On their own, the Scorpion gang nearly gets killed twice. It seems weird, but it’s almost as if the writers have realized that leaning on the tension in these kinds of scenes doesn’t work for the series nearly as well as leaning on the humor of the juxtaposition of the brainy kids being forced into situations where they have to get at least somewhat physical. It would be quite the shocking twist at this point if one of these occasions ended up with Sylvester, or Happy for example, eating lead, but I don’t think the Scorpion writers are that cruel. So instead, we can enjoy Toby doing his bizarre interpretation of an FBI agent, because the Russians, being raised on American action movies from the 80s, buy completely into the idea of the “crazy unpredictable cop with a suicidal streak.”

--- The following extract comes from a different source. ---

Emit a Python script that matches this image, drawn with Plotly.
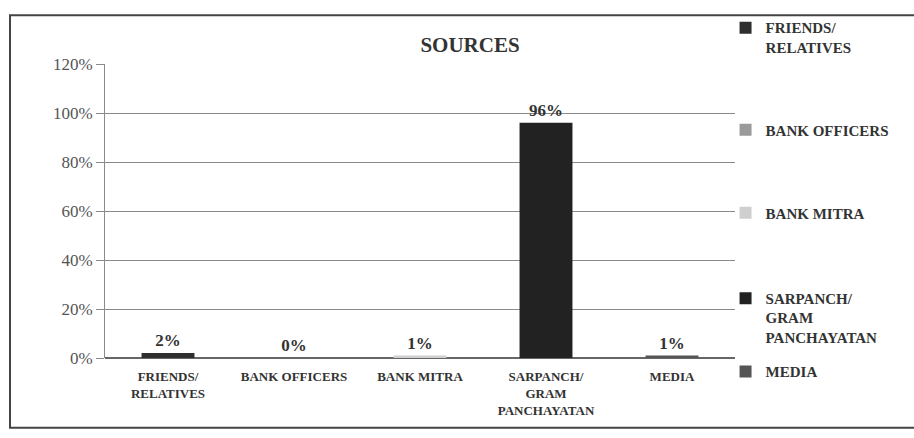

As the week wraps, we see Paige decided to let Ralph meet his dad after some unexpected input from Happy on the subject. We don’t yet know what comes from the meeting between Drew and his son, but obviously Drew won’t be around long because we know who Ralph’s “real” dad is, and it’s not the former almost professional athlete. Of course, Drew isn’t very developed either, and all we know right now is that he might not be a dog person. Although Team Scorpion got a hard lesson in not all geniuses are trustworthy, Walter knows that the real enemy is the normals, and some normals are now more suspicious than others.